Pour des raisons familiales, sa mère étant gravement malade, et de formation professionnelle car il terminait un Master, il n’a pu se joindre au dernier groupe des interprètes afghans de l’armée française partis en 2018 d’Afghanistan, accueillis par l’association France Horizons et aujourd’hui installés à Strasbourg.
Ceux-ci ont reçu un permis de séjour de dix ans mais ils ont bénéficié en plus des aides prévues au budget des armée, avec un logement, le RSA, la carte Vitale, une attestation de permis de conduire et un permis de travail. Selon L’Express, l'armée française a utilisé quelque 800 collaborateurs en Afghanistan, recrutés entre 2002 et 2014. À ce jour, écrit l’hebdomadaire, seuls 260 en tout ont été "rapatriés", afin d'échapper aux représailles des talibans. Une centaine d'autres continuent de réclamer ce droit par l'intermédiaire de l'Association des anciens interprètes et auxiliaires afghans (AAIA).
Depuis son arrivée en novembre 2019, avec un simple visa mais sans ressources et ayant très vite épuisé ses maigres économies, il a été accueilli ici ou là par des compatriotes, puis a cherché refuge dans des gares, avant de partager aujourd’hui avec un compatriote qui l’a secouru un studio de 8 mètres carrés dans la banlieue sud de Paris (ci-contre) où il dort sur un tapis et dont il ne sort pas en raison du confinement.
A ce jour, toutes ses démarches sont restées sans effet, tant auprès des autorités administratives que du Pôle accueil social de la défense (PASD) ou de différentes organisations caritatives et d’entraide, malgré les témoignages de soutien apportés par plusieurs responsables diplomatiques et militaires qui ont apprécié son dévouement sur le théâtre afghan.
Pendant plus de quatre ans il a aidé le contingent français, comme interprète au centre de recrutement du camp de Nijrab (province du Nord-Est) ainsi que pour le bataillon CIMIC (actions civilo-militaires) du camp de Tora (Est), participé à des dizaines d’opérations en Kapisa et a mené des missions dangereuses en accompagnant des patrouilles en opération ainsi que des journalistes en zones de combat.
Les photos qu’il montre discrètement parlent d’elles-mêmes : on le voit avec l’ambassadeur de France de l’époque, David Martinon, avec le président afghan d'alors, Hamid Karzai, ou en battle-dress avec le bataillon CIMIC de la FOB Tora, ainsi qu’avec un détachement multinational de gendarmerie coopérant avec l’armée afghane.
Ce jeune interprète a reçu une aide de quelques bénévoles mais qui était ponctuelle, et n’a plus aucune ressource en cette période de paralysie générale.
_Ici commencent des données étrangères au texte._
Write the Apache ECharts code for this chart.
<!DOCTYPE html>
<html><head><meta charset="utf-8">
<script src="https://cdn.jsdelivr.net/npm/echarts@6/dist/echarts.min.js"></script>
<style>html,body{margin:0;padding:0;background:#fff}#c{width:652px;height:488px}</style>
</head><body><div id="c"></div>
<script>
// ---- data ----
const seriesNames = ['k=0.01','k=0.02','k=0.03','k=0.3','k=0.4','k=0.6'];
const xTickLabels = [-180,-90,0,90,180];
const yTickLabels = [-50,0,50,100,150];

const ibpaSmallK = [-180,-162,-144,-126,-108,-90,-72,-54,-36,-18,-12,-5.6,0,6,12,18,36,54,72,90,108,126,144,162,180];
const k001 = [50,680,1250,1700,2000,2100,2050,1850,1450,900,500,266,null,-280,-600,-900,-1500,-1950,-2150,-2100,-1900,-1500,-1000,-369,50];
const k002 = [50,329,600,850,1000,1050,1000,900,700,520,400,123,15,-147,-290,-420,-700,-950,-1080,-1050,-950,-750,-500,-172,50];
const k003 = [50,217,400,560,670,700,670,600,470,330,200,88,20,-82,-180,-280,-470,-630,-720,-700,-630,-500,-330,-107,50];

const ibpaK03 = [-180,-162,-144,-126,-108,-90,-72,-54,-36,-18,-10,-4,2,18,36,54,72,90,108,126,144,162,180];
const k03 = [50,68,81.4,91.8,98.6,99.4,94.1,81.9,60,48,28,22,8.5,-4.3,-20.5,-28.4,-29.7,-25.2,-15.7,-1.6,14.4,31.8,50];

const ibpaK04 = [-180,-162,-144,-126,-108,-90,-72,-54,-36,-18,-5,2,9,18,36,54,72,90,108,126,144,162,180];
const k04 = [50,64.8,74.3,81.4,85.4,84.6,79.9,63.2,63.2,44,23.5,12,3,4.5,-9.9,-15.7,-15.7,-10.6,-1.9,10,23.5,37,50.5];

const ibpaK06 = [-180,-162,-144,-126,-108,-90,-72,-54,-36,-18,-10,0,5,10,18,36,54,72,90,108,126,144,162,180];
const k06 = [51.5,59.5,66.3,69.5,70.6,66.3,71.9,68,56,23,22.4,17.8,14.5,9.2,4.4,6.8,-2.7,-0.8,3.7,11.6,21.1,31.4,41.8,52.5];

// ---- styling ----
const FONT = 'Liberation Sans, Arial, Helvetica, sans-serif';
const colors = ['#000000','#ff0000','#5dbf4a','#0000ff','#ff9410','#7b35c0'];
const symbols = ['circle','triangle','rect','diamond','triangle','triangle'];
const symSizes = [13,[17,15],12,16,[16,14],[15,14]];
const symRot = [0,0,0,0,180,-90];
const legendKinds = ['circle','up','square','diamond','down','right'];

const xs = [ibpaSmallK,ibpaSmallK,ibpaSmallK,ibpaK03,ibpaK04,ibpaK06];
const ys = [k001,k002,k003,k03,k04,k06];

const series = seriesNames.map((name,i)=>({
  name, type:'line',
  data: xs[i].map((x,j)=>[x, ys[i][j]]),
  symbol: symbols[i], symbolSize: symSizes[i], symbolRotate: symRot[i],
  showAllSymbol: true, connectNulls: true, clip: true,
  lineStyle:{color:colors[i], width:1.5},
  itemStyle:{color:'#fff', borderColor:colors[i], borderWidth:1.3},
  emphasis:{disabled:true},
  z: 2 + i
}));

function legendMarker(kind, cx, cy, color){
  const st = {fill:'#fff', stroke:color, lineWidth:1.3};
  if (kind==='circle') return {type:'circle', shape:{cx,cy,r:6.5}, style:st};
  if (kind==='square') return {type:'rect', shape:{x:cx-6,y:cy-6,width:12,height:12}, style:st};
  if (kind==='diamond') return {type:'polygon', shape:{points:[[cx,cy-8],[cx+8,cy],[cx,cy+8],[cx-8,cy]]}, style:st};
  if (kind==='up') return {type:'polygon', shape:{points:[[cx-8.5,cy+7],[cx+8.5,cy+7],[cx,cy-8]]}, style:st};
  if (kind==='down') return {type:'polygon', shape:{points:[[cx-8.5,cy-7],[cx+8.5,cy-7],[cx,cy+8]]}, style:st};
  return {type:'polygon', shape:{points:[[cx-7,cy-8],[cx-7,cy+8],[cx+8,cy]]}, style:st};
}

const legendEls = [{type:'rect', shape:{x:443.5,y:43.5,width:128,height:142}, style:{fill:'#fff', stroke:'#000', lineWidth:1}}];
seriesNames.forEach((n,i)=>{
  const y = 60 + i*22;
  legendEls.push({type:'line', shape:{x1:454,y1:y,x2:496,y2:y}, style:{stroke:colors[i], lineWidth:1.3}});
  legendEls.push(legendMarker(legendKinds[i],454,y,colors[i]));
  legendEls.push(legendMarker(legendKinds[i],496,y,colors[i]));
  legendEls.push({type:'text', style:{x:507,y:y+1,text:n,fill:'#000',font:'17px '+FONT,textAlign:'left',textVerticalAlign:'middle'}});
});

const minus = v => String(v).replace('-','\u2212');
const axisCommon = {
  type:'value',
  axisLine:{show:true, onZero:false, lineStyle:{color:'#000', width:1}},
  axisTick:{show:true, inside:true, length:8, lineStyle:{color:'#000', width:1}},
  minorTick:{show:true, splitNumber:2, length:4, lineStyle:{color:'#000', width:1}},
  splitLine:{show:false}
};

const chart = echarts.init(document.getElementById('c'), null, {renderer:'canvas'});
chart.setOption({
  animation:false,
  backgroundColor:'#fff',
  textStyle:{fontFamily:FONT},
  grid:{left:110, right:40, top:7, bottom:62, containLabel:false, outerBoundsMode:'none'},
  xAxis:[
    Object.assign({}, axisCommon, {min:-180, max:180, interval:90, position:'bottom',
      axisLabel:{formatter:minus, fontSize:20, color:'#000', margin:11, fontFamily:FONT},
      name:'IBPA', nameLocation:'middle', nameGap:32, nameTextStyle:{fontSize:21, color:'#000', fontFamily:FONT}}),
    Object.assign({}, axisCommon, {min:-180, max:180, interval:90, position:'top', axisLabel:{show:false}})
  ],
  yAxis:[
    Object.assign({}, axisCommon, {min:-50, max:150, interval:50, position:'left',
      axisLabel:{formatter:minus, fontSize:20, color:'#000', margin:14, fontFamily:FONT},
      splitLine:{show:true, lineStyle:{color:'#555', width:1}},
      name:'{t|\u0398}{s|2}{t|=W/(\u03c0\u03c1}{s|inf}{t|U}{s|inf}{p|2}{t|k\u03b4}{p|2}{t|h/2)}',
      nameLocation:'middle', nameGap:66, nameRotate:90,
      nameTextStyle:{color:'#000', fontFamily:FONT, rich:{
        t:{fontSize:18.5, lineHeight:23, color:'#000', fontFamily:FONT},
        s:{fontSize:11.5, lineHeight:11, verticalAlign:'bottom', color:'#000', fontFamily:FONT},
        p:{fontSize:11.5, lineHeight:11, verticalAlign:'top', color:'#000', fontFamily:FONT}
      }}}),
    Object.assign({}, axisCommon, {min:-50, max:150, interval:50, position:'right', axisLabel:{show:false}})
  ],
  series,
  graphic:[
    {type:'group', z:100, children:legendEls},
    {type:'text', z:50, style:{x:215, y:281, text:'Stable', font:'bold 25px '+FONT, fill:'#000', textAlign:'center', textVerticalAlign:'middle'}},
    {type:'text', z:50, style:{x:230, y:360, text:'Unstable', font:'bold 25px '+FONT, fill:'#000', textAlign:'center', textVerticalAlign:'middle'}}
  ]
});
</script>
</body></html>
Tout ce qu’il souhaite en fait, comme ses camarades non encore régularisés, c’est une régularisation de sa situation avec permis de séjour et permis de travail qui lui permette de s’établir et travailler en France pour subvenir lui-même à ses besoins. Le sentiment d'avoir été abandonné par un pays pour lequel il a risqué sa vie ajoute à sa détresse, et le cas de tous ces laissés pour compte a été raconté dans le livre de Brice Andlauer et Quentin Müller "Tarjuman, une trahison française".
Dans une interview au journaliste Luc Mathieu du quotidien Libération, cet interprète raconte qu’il appelle tous les deux jours sa famille à Kaboul, où sa mère et ses deux sœurs vivent elles-aussi confinées et restées sans travail. Elles vivent pour l’instant sur ce que leur avait laissé Ehsan, mais avec une réelle incertitude sur leur avenir ce qui l’inquiète beaucoup.
Diplômé en interprétariat et traduction de l’université centrale d’Afghanistan en Dari et Pachtoune vers le Français et l’Anglais, il a également achevé en 2019 un Master I et un Master II à l’université des relations internationales et des sciences politiques Azicina de Kaboul. Son niveau acquis comme traducteur, expert, enseignant et cadre d’entreprise, attesté par un long CV, et son expérience opérationnelle le rendent disponible pour nombre d’activités, pour peu qu’on veuille bien reconnaître son passé et ses compétences au service de la France.